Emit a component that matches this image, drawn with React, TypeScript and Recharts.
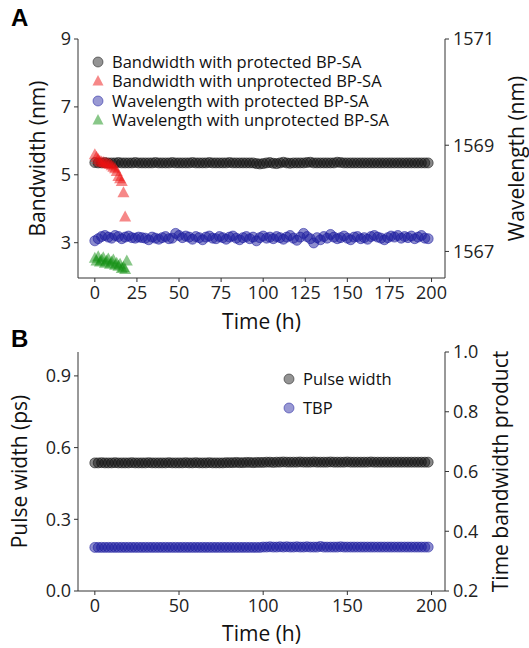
import { ScatterChart, Scatter, XAxis, YAxis, Legend } from 'recharts';

// sampling times (h) for the protected BP-SA runs
const hours = [
  0, 2, 4, 6, 8, 10, 12, 14, 16, 18, 20, 22, 24, 26, 28, 30, 32, 34, 36, 38,
  40, 42, 44, 46, 48, 50, 52, 54, 56, 58, 60, 62, 64, 66, 68, 70, 72, 74, 76, 78,
  80, 82, 84, 86, 88, 90, 92, 94, 96, 98, 100, 102, 104, 106, 108, 110, 112, 114, 116, 118,
  120, 122, 124, 126, 128, 130, 132, 134, 136, 138, 140, 142, 144, 146, 148, 150, 152, 154, 156, 158,
  160, 162, 164, 166, 168, 170, 172, 174, 176, 178, 180, 182, 184, 186, 188, 190, 192, 194, 196, 198,
];

const bandwidthProtected = [
  5.36, 5.35, 5.35, 5.36, 5.35, 5.35, 5.35, 5.36, 5.35, 5.35,
  5.35, 5.35, 5.36, 5.35, 5.35, 5.35, 5.35, 5.35, 5.36, 5.35,
  5.35, 5.35, 5.35, 5.36, 5.35, 5.35, 5.35, 5.35, 5.35, 5.36,
  5.35, 5.35, 5.35, 5.35, 5.36, 5.35, 5.35, 5.35, 5.35, 5.35,
  5.36, 5.35, 5.35, 5.35, 5.35, 5.35, 5.35, 5.35, 5.33, 5.32,
  5.33, 5.35, 5.36, 5.34, 5.33, 5.35, 5.37, 5.35, 5.34, 5.35,
  5.35, 5.35, 5.35, 5.36, 5.37, 5.35, 5.35, 5.35, 5.35, 5.35,
  5.35, 5.35, 5.37, 5.36, 5.35, 5.35, 5.35, 5.35, 5.35, 5.35,
  5.35, 5.35, 5.35, 5.35, 5.35, 5.35, 5.35, 5.35, 5.35, 5.35,
  5.35, 5.35, 5.35, 5.35, 5.35, 5.35, 5.35, 5.35, 5.35, 5.35,
];

const wavelengthProtected = [
  1567.20, 1567.24, 1567.28, 1567.30, 1567.27, 1567.25, 1567.30, 1567.28, 1567.24, 1567.27,
  1567.29, 1567.26, 1567.25, 1567.27, 1567.26, 1567.25, 1567.22, 1567.27, 1567.25, 1567.23,
  1567.26, 1567.28, 1567.24, 1567.25, 1567.34, 1567.30, 1567.26, 1567.29, 1567.27, 1567.23,
  1567.28, 1567.26, 1567.22, 1567.27, 1567.29, 1567.25, 1567.24, 1567.28, 1567.26, 1567.23,
  1567.27, 1567.29, 1567.25, 1567.22, 1567.26, 1567.28, 1567.24, 1567.27, 1567.20, 1567.26,
  1567.29, 1567.25, 1567.27, 1567.24, 1567.28, 1567.26, 1567.23, 1567.27, 1567.30, 1567.25,
  1567.21, 1567.27, 1567.34, 1567.28, 1567.24, 1567.16, 1567.26, 1567.22, 1567.28, 1567.25,
  1567.32, 1567.27, 1567.24, 1567.26, 1567.29, 1567.25, 1567.22, 1567.27, 1567.28, 1567.24,
  1567.26, 1567.23, 1567.28, 1567.30, 1567.27, 1567.25, 1567.22, 1567.26, 1567.29, 1567.27,
  1567.30, 1567.25, 1567.28, 1567.26, 1567.29, 1567.24, 1567.27, 1567.30, 1567.25, 1567.24,
];

// unprotected BP-SA, hourly until it fails
const hoursUnprotected = [0, 1, 2, 3, 4, 5, 6, 7, 8, 9, 10, 11, 12, 13, 14, 15, 16, 17, 18];
const bandwidthUnprotected = [
  5.59, 5.52, 5.45, 5.40, 5.38, 5.36, 5.35, 5.34, 5.32, 5.30,
  5.27, 5.22, 5.18, 5.10, 4.95, 4.88, 4.80, 4.47, 3.76,
];
const hoursUnprotectedWl = [0, 1, 2, 3, 4, 5, 6, 7, 8, 9, 10, 11, 12, 13, 14, 15, 16, 17, 18, 19];
const wavelengthUnprotected = [
  1566.87, 1566.82, 1566.90, 1566.80, 1566.84, 1566.88, 1566.78, 1566.82, 1566.86, 1566.76,
  1566.80, 1566.84, 1566.74, 1566.78, 1566.72, 1566.76, 1566.68, 1566.70, 1566.66, 1566.82,
];

const pulseWidth = [
  0.536, 0.536, 0.537, 0.536, 0.536, 0.536, 0.537, 0.536, 0.536, 0.536,
  0.536, 0.537, 0.536, 0.536, 0.536, 0.536, 0.537, 0.536, 0.536, 0.536,
  0.536, 0.536, 0.537, 0.536, 0.536, 0.536, 0.536, 0.537, 0.536, 0.536,
  0.537, 0.536, 0.536, 0.536, 0.537, 0.536, 0.536, 0.536, 0.536, 0.537,
  0.537, 0.537, 0.538, 0.537, 0.537, 0.538, 0.538, 0.537, 0.538, 0.538,
  0.538, 0.539, 0.539, 0.538, 0.539, 0.539, 0.540, 0.539, 0.539, 0.539,
  0.539, 0.540, 0.539, 0.539, 0.539, 0.540, 0.539, 0.539, 0.539, 0.539,
  0.540, 0.539, 0.539, 0.539, 0.539, 0.540, 0.539, 0.539, 0.539, 0.539,
  0.539, 0.539, 0.540, 0.539, 0.539, 0.539, 0.539, 0.539, 0.539, 0.539,
  0.539, 0.539, 0.539, 0.539, 0.539, 0.539, 0.539, 0.539, 0.539, 0.539,
];

const tbp = [
  0.346, 0.346, 0.346, 0.346, 0.346, 0.346, 0.346, 0.346, 0.346, 0.346,
  0.346, 0.346, 0.346, 0.346, 0.346, 0.346, 0.346, 0.346, 0.346, 0.346,
  0.346, 0.346, 0.346, 0.346, 0.346, 0.346, 0.346, 0.346, 0.346, 0.346,
  0.346, 0.346, 0.346, 0.346, 0.346, 0.346, 0.346, 0.346, 0.346, 0.346,
  0.346, 0.346, 0.346, 0.346, 0.346, 0.346, 0.346, 0.346, 0.346, 0.346,
  0.347, 0.347, 0.348, 0.347, 0.347, 0.348, 0.347, 0.348, 0.347, 0.347,
  0.348, 0.347, 0.347, 0.348, 0.347, 0.347, 0.347, 0.349, 0.347, 0.347,
  0.347, 0.347, 0.347, 0.348, 0.347, 0.347, 0.347, 0.347, 0.347, 0.347,
  0.347, 0.347, 0.347, 0.347, 0.347, 0.347, 0.347, 0.347, 0.347, 0.347,
  0.347, 0.347, 0.347, 0.347, 0.347, 0.347, 0.347, 0.347, 0.347, 0.347,
];

const ticksA = [0, 25, 50, 75, 100, 125, 150, 175, 200];
const ticksB = [0, 50, 100, 150, 200];
const bandwidthTicks = [3, 5, 7, 9];
const wavelengthTicks = [1567, 1569, 1571];
const pulseTicks = [0, 0.3, 0.6, 0.9];
const tbpTicks = [0.2, 0.4, 0.6, 0.8, 1.0];

const legendA = [
  { name: 'Bandwidth with protected BP-SA', color: '#111111', shape: 'circle' },
  { name: 'Bandwidth with unprotected BP-SA', color: '#ee1111', shape: 'triangle' },
  { name: 'Wavelength with protected BP-SA', color: '#1c1c9e', shape: 'circle' },
  { name: 'Wavelength with unprotected BP-SA', color: '#119011', shape: 'triangle' },
];
const legendB = [
  { name: 'Pulse width', color: '#111111', shape: 'circle' },
  { name: 'TBP', color: '#1c1c9e', shape: 'circle' },
];

const pair = (xs: number[], ys: number[]) => xs.map((x, i) => ({ x, y: ys[i] }));

const FONT = '"Open Sans", sans-serif';
const AXIS = '#333';
const tickStyle = { fontSize: 18, fill: '#222', fontFamily: FONT };

const circleShape = (color: string) => (p: any) => (
  <circle cx={p.cx} cy={p.cy} r={5} fill={color} fillOpacity={0.5} stroke={color} strokeOpacity={0.55} strokeWidth={1} />
);
const triangleShape = (color: string) => (p: any) => (
  <polygon
    points={`${p.cx},${p.cy - 6.5} ${p.cx - 6},${p.cy + 4.5} ${p.cx + 6},${p.cy + 4.5}`}
    fill={color}
    fillOpacity={0.5}
  />
);

function LegendBox({ items, gap }: { items: typeof legendA; gap: number }) {
  return (
    <div style={{ fontFamily: FONT, fontSize: 16.5, color: '#111', lineHeight: '16px' }}>
      {items.map((it) => (
        <div key={it.name} style={{ display: 'flex', alignItems: 'center', height: gap, whiteSpace: 'nowrap' }}>
          <svg width={13} height={12} style={{ marginRight: 7 }}>
            {it.shape === 'circle' ? (
              <circle cx={6} cy={6} r={5} fill={it.color} fillOpacity={0.45} stroke={it.color} strokeOpacity={0.5} />
            ) : (
              <polygon points="6,0 0.5,10.5 11.5,10.5" fill={it.color} fillOpacity={0.5} />
            )}
          </svg>
          <span>{it.name}</span>
        </div>
      ))}
    </div>
  );
}

const vTitle = (text: string, x: number) => (p: any) => {
  const vb = p.viewBox;
  const cy = vb.y + vb.height / 2;
  return (
    <text x={x} y={cy} transform={`rotate(-90, ${x}, ${cy})`} textAnchor="middle" dominantBaseline="central"
      fontSize={21} fontFamily={FONT} fill="#111">
      {text}
    </text>
  );
};
const xTitle = (dy: number) => (p: any) => {
  const vb = p.viewBox;
  return (
    <text x={vb.x + vb.width / 2} y={vb.y + dy} textAnchor="middle" dominantBaseline="central"
      fontSize={21} fontFamily={FONT} fill="#111">
      Time (h)
    </text>
  );
};

const panelLabel = (text: string, top: number) => (
  <div style={{ position: 'absolute', left: 11, top, fontFamily: 'Arial, "Liberation Sans", sans-serif', fontWeight: 'bold', fontSize: 24 }}>
    {text}
  </div>
);

export default function App() {
  return (
    <div style={{ position: 'absolute', left: 0, top: 0, width: 529, height: 648, background: '#fff' }}>
      {panelLabel('A', 4)}
      {panelLabel('B', 325)}
      <div style={{ position: 'absolute', left: 0, top: 0 }}>
        <ScatterChart width={529} height={342} margin={{ top: 39, right: 0, bottom: 0, left: 0 }}>
          <XAxis xAxisId="top" orientation="top" type="number" dataKey="x" domain={[-10, 208]} height={0}
            tick={false} tickLine={false} stroke={AXIS} allowDataOverflow />
          <XAxis type="number" dataKey="x" domain={[-10, 208]} ticks={ticksA} height={64} stroke={AXIS}
            tickSize={4} tickMargin={4} tick={tickStyle} allowDataOverflow label={{ content: xTitle(43) }} />
          <YAxis yAxisId="bw" type="number" dataKey="y" domain={[1.96, 9]} ticks={bandwidthTicks} width={78}
            stroke={AXIS} tickSize={4} tickMargin={3} tick={tickStyle} allowDataOverflow
            label={{ content: vTitle('Bandwidth (nm)', 37) }} />
          <YAxis yAxisId="wl" orientation="right" type="number" dataKey="y" domain={[1566.5, 1571]} ticks={wavelengthTicks}
            width={84} stroke={AXIS} tickSize={4} tickMargin={4} tick={tickStyle} allowDataOverflow
            label={{ content: vTitle('Wavelength (nm)', 516) }} />
          <Scatter yAxisId="bw" data={pair(hours, bandwidthProtected)} shape={circleShape(legendA[0].color)} isAnimationActive={false} />
          <Scatter yAxisId="bw" data={pair(hoursUnprotected, bandwidthUnprotected)} shape={triangleShape(legendA[1].color)} isAnimationActive={false} />
          <Scatter yAxisId="wl" data={pair(hours, wavelengthProtected)} shape={circleShape(legendA[2].color)} isAnimationActive={false} />
          <Scatter yAxisId="wl" data={pair(hoursUnprotectedWl, wavelengthUnprotected)} shape={triangleShape(legendA[3].color)} isAnimationActive={false} />
          <Legend layout="vertical" align="center" verticalAlign="middle"
            wrapperStyle={{ top: 52, left: 92, width: 360 }}
            content={() => <LegendBox items={legendA} gap={19.5} />} />
        </ScatterChart>
      </div>
      <div style={{ position: 'absolute', left: 0, top: 330 }}>
        <ScatterChart width={529} height={318} margin={{ top: 22, right: 0, bottom: 0, left: 0 }}>
          <XAxis xAxisId="top" orientation="top" type="number" dataKey="x" domain={[-10, 208]} height={0}
            tick={false} tickLine={false} stroke={AXIS} allowDataOverflow />
          <XAxis type="number" dataKey="x" domain={[-10, 208]} ticks={ticksB} height={57} stroke={AXIS}
            tickSize={4} tickMargin={4} tick={tickStyle} allowDataOverflow label={{ content: xTitle(42) }} />
          <YAxis yAxisId="pw" type="number" dataKey="y" domain={[0, 1]} ticks={pulseTicks} width={78}
            stroke={AXIS} tickSize={4} tickMargin={3} tick={tickStyle} tickFormatter={(v: number) => v.toFixed(1)}
            allowDataOverflow label={{ content: vTitle('Pulse width (ps)', 19) }} />
          <YAxis yAxisId="tbp" orientation="right" type="number" dataKey="y" domain={[0.2, 1]} ticks={tbpTicks}
            width={84} stroke={AXIS} tickSize={4} tickMargin={4} tick={tickStyle} tickFormatter={(v: number) => v.toFixed(1)}
            allowDataOverflow label={{ content: vTitle('Time bandwidth product', 500) }} />
          <Scatter yAxisId="pw" data={pair(hours, pulseWidth)} shape={circleShape(legendB[0].color)} isAnimationActive={false} />
          <Scatter yAxisId="tbp" data={pair(hours, tbp)} shape={circleShape(legendB[1].color)} isAnimationActive={false} />
          <Legend layout="vertical" align="center" verticalAlign="middle"
            wrapperStyle={{ top: 34, left: 283, width: 160 }}
            content={() => <LegendBox items={legendB} gap={29} />} />
        </ScatterChart>
      </div>
    </div>
  );
}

============

- _Directions_: Write out each line of the listing above, exactly, from its first line to the line holding "XAxis, YAxis, Legend", inclusive. Skip the pictures.

- _Full output_:
Emit a component that matches this image, drawn with React, TypeScript and Recharts.
import { ScatterChart, Scatter, XAxis, YAxis, Legend } from 'recharts';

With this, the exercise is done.